====== Data provided

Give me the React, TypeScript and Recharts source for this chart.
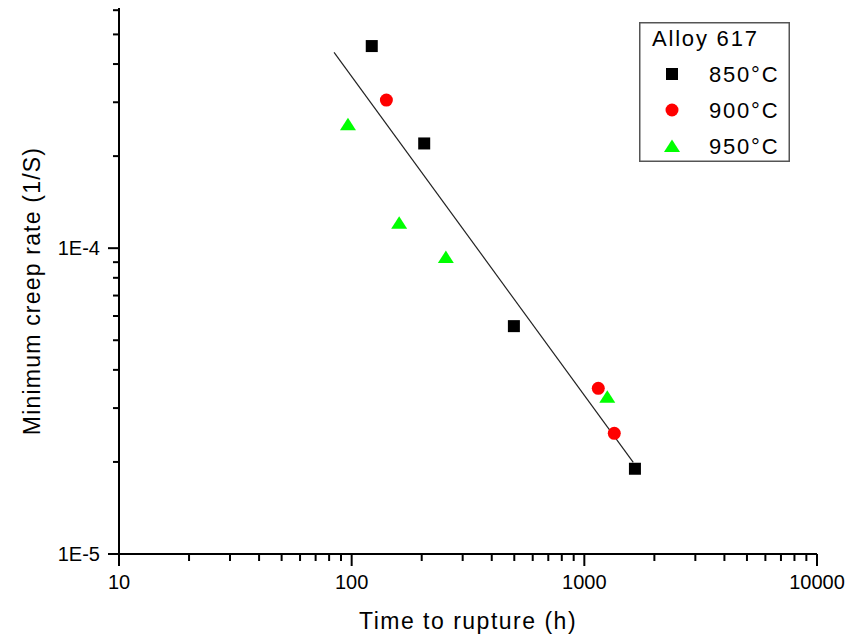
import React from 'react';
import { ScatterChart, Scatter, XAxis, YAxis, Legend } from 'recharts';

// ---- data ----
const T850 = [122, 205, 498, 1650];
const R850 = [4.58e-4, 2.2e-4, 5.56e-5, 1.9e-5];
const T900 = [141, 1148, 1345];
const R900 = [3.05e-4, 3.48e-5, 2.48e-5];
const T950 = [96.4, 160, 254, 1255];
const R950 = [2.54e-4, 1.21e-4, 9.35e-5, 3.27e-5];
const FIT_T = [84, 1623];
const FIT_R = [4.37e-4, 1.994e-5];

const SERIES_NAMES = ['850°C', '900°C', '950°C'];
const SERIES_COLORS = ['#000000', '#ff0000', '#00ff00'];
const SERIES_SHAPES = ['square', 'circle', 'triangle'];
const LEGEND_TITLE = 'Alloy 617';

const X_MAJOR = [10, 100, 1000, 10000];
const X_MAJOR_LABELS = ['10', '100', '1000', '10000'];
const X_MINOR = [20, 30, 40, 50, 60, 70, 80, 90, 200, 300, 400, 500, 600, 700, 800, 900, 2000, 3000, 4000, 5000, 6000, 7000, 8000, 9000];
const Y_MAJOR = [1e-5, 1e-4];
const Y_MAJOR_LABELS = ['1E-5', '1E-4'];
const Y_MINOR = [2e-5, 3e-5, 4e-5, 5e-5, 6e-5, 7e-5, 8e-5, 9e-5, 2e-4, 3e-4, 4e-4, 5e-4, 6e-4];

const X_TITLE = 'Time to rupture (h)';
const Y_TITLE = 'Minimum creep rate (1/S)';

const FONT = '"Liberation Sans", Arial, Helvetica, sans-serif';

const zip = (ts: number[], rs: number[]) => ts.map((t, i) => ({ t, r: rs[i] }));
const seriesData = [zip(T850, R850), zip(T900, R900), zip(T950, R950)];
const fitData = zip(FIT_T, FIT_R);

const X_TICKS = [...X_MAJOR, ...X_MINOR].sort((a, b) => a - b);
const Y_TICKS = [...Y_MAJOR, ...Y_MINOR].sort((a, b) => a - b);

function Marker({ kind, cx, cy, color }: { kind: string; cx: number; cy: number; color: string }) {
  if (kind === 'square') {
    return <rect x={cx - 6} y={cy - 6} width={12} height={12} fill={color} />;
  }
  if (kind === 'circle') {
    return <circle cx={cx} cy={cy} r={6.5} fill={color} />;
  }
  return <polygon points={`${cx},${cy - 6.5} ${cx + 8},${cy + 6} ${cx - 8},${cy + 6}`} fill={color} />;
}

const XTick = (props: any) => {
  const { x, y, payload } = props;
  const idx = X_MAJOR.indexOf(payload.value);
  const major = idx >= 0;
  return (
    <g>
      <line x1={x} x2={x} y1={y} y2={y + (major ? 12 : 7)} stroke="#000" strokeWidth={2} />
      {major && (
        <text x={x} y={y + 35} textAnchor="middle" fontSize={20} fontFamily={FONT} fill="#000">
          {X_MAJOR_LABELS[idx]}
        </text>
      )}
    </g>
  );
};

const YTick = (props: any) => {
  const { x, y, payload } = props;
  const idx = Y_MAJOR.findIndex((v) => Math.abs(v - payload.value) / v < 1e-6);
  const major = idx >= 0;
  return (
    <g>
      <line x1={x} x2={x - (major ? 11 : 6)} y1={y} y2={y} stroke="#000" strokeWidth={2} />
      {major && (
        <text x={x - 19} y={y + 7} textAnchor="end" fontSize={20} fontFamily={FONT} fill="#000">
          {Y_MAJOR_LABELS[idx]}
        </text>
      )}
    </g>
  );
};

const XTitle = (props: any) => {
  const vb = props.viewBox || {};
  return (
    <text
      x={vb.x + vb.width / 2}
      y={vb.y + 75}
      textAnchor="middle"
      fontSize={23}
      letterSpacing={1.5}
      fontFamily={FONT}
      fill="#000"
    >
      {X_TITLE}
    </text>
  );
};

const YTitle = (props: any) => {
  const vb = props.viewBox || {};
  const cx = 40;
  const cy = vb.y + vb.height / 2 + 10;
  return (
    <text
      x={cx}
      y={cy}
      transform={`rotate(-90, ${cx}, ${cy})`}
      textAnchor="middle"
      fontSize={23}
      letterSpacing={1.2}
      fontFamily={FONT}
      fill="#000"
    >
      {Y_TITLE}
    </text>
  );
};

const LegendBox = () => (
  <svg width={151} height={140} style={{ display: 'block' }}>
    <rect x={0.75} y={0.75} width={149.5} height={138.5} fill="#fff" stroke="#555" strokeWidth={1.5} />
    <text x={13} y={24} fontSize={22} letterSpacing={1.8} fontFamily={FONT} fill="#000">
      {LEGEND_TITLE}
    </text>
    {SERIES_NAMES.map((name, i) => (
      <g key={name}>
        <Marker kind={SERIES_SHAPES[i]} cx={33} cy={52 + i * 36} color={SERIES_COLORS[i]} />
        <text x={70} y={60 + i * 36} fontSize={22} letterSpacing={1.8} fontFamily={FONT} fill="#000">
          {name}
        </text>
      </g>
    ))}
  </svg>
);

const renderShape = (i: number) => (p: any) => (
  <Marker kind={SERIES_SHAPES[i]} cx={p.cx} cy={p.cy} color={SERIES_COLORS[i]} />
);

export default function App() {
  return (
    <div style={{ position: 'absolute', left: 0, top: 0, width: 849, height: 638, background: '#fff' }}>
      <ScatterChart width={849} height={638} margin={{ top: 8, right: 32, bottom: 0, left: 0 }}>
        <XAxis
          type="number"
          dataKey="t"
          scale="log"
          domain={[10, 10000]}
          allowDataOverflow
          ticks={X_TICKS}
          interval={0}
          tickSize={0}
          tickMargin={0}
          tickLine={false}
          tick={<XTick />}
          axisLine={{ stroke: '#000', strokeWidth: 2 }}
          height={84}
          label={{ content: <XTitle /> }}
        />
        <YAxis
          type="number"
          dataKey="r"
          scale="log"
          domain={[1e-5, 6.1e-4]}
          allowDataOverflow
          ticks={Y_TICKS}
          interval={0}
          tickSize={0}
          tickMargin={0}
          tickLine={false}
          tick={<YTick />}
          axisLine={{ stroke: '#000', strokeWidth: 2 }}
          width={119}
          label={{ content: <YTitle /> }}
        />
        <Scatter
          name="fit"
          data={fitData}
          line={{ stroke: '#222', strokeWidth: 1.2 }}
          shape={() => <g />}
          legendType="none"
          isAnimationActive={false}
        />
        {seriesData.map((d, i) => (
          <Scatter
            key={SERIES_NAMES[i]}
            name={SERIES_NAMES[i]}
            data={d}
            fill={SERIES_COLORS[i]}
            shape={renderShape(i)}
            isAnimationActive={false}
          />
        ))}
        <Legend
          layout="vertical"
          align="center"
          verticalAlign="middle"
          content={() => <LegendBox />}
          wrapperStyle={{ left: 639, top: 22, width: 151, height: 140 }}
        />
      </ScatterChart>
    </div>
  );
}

============

Transcribe the listing in full and omit the pictures.

Give me the React, TypeScript and Recharts source for this chart.
import React from 'react';
import { ScatterChart, Scatter, XAxis, YAxis, Legend } from 'recharts';

// ---- data ----
const T850 = [122, 205, 498, 1650];
const R850 = [4.58e-4, 2.2e-4, 5.56e-5, 1.9e-5];
const T900 = [141, 1148, 1345];
const R900 = [3.05e-4, 3.48e-5, 2.48e-5];
const T950 = [96.4, 160, 254, 1255];
const R950 = [2.54e-4, 1.21e-4, 9.35e-5, 3.27e-5];
const FIT_T = [84, 1623];
const FIT_R = [4.37e-4, 1.994e-5];

const SERIES_NAMES = ['850°C', '900°C', '950°C'];
const SERIES_COLORS = ['#000000', '#ff0000', '#00ff00'];
const SERIES_SHAPES = ['square', 'circle', 'triangle'];
const LEGEND_TITLE = 'Alloy 617';

const X_MAJOR = [10, 100, 1000, 10000];
const X_MAJOR_LABELS = ['10', '100', '1000', '10000'];
const X_MINOR = [20, 30, 40, 50, 60, 70, 80, 90, 200, 300, 400, 500, 600, 700, 800, 900, 2000, 3000, 4000, 5000, 6000, 7000, 8000, 9000];
const Y_MAJOR = [1e-5, 1e-4];
const Y_MAJOR_LABELS = ['1E-5', '1E-4'];
const Y_MINOR = [2e-5, 3e-5, 4e-5, 5e-5, 6e-5, 7e-5, 8e-5, 9e-5, 2e-4, 3e-4, 4e-4, 5e-4, 6e-4];

const X_TITLE = 'Time to rupture (h)';
const Y_TITLE = 'Minimum creep rate (1/S)';

const FONT = '"Liberation Sans", Arial, Helvetica, sans-serif';

const zip = (ts: number[], rs: number[]) => ts.map((t, i) => ({ t, r: rs[i] }));
const seriesData = [zip(T850, R850), zip(T900, R900), zip(T950, R950)];
const fitData = zip(FIT_T, FIT_R);

const X_TICKS = [...X_MAJOR, ...X_MINOR].sort((a, b) => a - b);
const Y_TICKS = [...Y_MAJOR, ...Y_MINOR].sort((a, b) => a - b);

function Marker({ kind, cx, cy, color }: { kind: string; cx: number; cy: number; color: string }) {
  if (kind === 'square') {
    return <rect x={cx - 6} y={cy - 6} width={12} height={12} fill={color} />;
  }
  if (kind === 'circle') {
    return <circle cx={cx} cy={cy} r={6.5} fill={color} />;
  }
  return <polygon points={`${cx},${cy - 6.5} ${cx + 8},${cy + 6} ${cx - 8},${cy + 6}`} fill={color} />;
}

const XTick = (props: any) => {
  const { x, y, payload } = props;
  const idx = X_MAJOR.indexOf(payload.value);
  const major = idx >= 0;
  return (
    <g>
      <line x1={x} x2={x} y1={y} y2={y + (major ? 12 : 7)} stroke="#000" strokeWidth={2} />
      {major && (
        <text x={x} y={y + 35} textAnchor="middle" fontSize={20} fontFamily={FONT} fill="#000">
          {X_MAJOR_LABELS[idx]}
        </text>
      )}
    </g>
  );
};

const YTick = (props: any) => {
  const { x, y, payload } = props;
  const idx = Y_MAJOR.findIndex((v) => Math.abs(v - payload.value) / v < 1e-6);
  const major = idx >= 0;
  return (
    <g>
      <line x1={x} x2={x - (major ? 11 : 6)} y1={y} y2={y} stroke="#000" strokeWidth={2} />
      {major && (
        <text x={x - 19} y={y + 7} textAnchor="end" fontSize={20} fontFamily={FONT} fill="#000">
          {Y_MAJOR_LABELS[idx]}
        </text>
      )}
    </g>
  );
};

const XTitle = (props: any) => {
  const vb = props.viewBox || {};
  return (
    <text
      x={vb.x + vb.width / 2}
      y={vb.y + 75}
      textAnchor="middle"
      fontSize={23}
      letterSpacing={1.5}
      fontFamily={FONT}
      fill="#000"
    >
      {X_TITLE}
    </text>
  );
};

const YTitle = (props: any) => {
  const vb = props.viewBox || {};
  const cx = 40;
  const cy = vb.y + vb.height / 2 + 10;
  return (
    <text
      x={cx}
      y={cy}
      transform={`rotate(-90, ${cx}, ${cy})`}
      textAnchor="middle"
      fontSize={23}
      letterSpacing={1.2}
      fontFamily={FONT}
      fill="#000"
    >
      {Y_TITLE}
    </text>
  );
};

const LegendBox = () => (
  <svg width={151} height={140} style={{ display: 'block' }}>
    <rect x={0.75} y={0.75} width={149.5} height={138.5} fill="#fff" stroke="#555" strokeWidth={1.5} />
    <text x={13} y={24} fontSize={22} letterSpacing={1.8} fontFamily={FONT} fill="#000">
      {LEGEND_TITLE}
    </text>
    {SERIES_NAMES.map((name, i) => (
      <g key={name}>
        <Marker kind={SERIES_SHAPES[i]} cx={33} cy={52 + i * 36} color={SERIES_COLORS[i]} />
        <text x={70} y={60 + i * 36} fontSize={22} letterSpacing={1.8} fontFamily={FONT} fill="#000">
          {name}
        </text>
      </g>
    ))}
  </svg>
);

const renderShape = (i: number) => (p: any) => (
  <Marker kind={SERIES_SHAPES[i]} cx={p.cx} cy={p.cy} color={SERIES_COLORS[i]} />
);

export default function App() {
  return (
    <div style={{ position: 'absolute', left: 0, top: 0, width: 849, height: 638, background: '#fff' }}>
      <ScatterChart width={849} height={638} margin={{ top: 8, right: 32, bottom: 0, left: 0 }}>
        <XAxis
          type="number"
          dataKey="t"
          scale="log"
          domain={[10, 10000]}
          allowDataOverflow
          ticks={X_TICKS}
          interval={0}
          tickSize={0}
          tickMargin={0}
          tickLine={false}
          tick={<XTick />}
          axisLine={{ stroke: '#000', strokeWidth: 2 }}
          height={84}
          label={{ content: <XTitle /> }}
        />
        <YAxis
          type="number"
          dataKey="r"
          scale="log"
          domain={[1e-5, 6.1e-4]}
          allowDataOverflow
          ticks={Y_TICKS}
          interval={0}
          tickSize={0}
          tickMargin={0}
          tickLine={false}
          tick={<YTick />}
          axisLine={{ stroke: '#000', strokeWidth: 2 }}
          width={119}
          label={{ content: <YTitle /> }}
        />
        <Scatter
          name="fit"
          data={fitData}
          line={{ stroke: '#222', strokeWidth: 1.2 }}
          shape={() => <g />}
          legendType="none"
          isAnimationActive={false}
        />
        {seriesData.map((d, i) => (
          <Scatter
            key={SERIES_NAMES[i]}
            name={SERIES_NAMES[i]}
            data={d}
            fill={SERIES_COLORS[i]}
            shape={renderShape(i)}
            isAnimationActive={false}
          />
        ))}
        <Legend
          layout="vertical"
          align="center"
          verticalAlign="middle"
          content={() => <LegendBox />}
          wrapperStyle={{ left: 639, top: 22, width: 151, height: 140 }}
        />
      </ScatterChart>
    </div>
  );
}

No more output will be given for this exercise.